Car Évelyne Pisier, contrairement à sa sœur Marie-France Pisier, plus aimante qu’elle, a oublié qui étaient ses enfants et quels étaient leurs besoins. Au lieu d’être protégée par sa mère, Camille Kouchner a dû devenir la protectrice de celle-ci.
C’est à la naissance de son propre enfant - qui signifia, dit-elle, un "retour au réel" - qu’elle s’est décidée à parler à sa mère et à refuser désormais d’aller encore à Sanary. Et il a fallu la mort de sa mère pour soulager sa culpabilité et s’autoriser à écrire ce livre.
La Familia grande montre bien la puissance de la littérature, de la représentation par l’art. Camille Kouchner aurait pu déposer plainte, faire des révélations à un journaliste, mais elle savait que seul le long récit, entrepris dans la solitude de l’écriture, pouvait la sortir d’un si pesant silence. Elle a pu mettre enfin des mots sur ses blessures.

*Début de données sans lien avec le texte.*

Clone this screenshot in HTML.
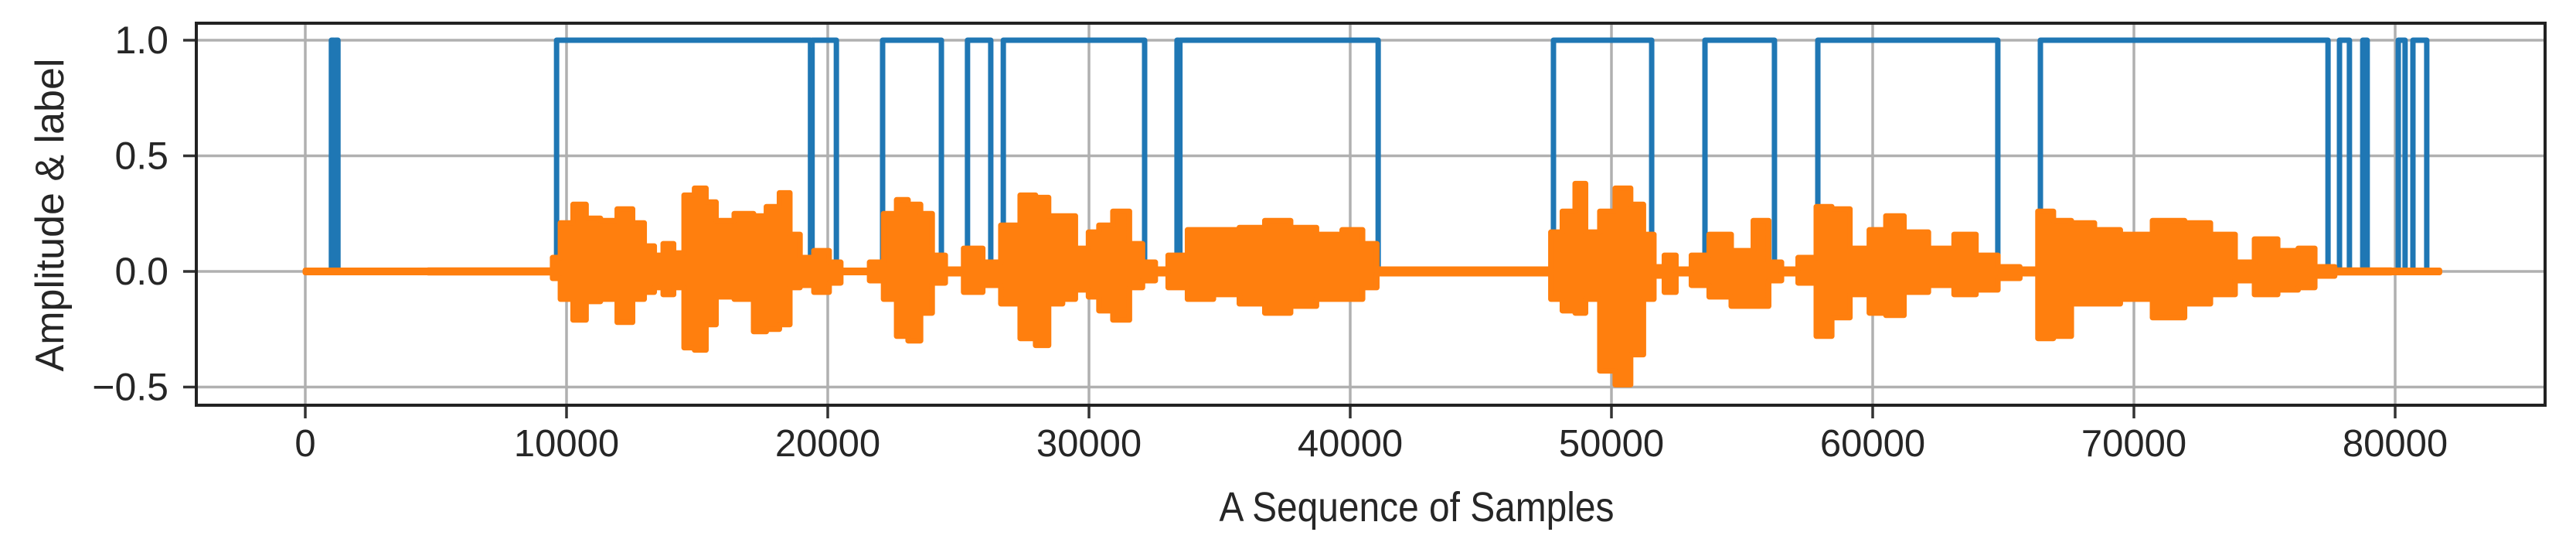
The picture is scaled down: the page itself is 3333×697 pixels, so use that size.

La littérature n’est pas une thérapie mais elle permet une mise en lumière de pans du réel normalement cachés.
#MeTooInceste
Le livre montre à nouveau ce paradoxe : quand un écrivain ou un artiste est au plus près de sa singularité, son œuvre devient plus universelle.
Et on sait comment ce livre (comme le fut Le Consentement de Vanessa Springora, sur l’affaire Matzneff) a changé la donne : Olivier Duhamel a démissionné de ses fonctions ; Sciences-Po est ébranlé ; pour éviter tout soupçon, Élisabeth Guigou, ex-garde des Sceaux proche de Duhamel, a démissionné de la Commission sur l’inceste qu’elle présidait depuis peu ; le préfet d’Île-de-France, Marc Guillaume, a annoncé sa démission de Sciences-Po. La chute d’Olivier Duhamel entraîne celle de ceux qui furent ses proches et n’ont rien vu, ou parfois rien voulu entendre.
Le Monde rapporte qu’il y a eu ce week-end des milliers de témoignages sur Twitter, à l’appel du mot #metooinceste, de gens qui racontent leurs agressions à 5, 8 ou 13 ans, par leur père, grand-père, frère, oncle ou cousin.
La force de la littérature, c’est aussi de déclencher cela.
Camille Kouchner, "La Familia grande", récit, Seuil, 205 pp., 18 € (12,99 € au format électronique).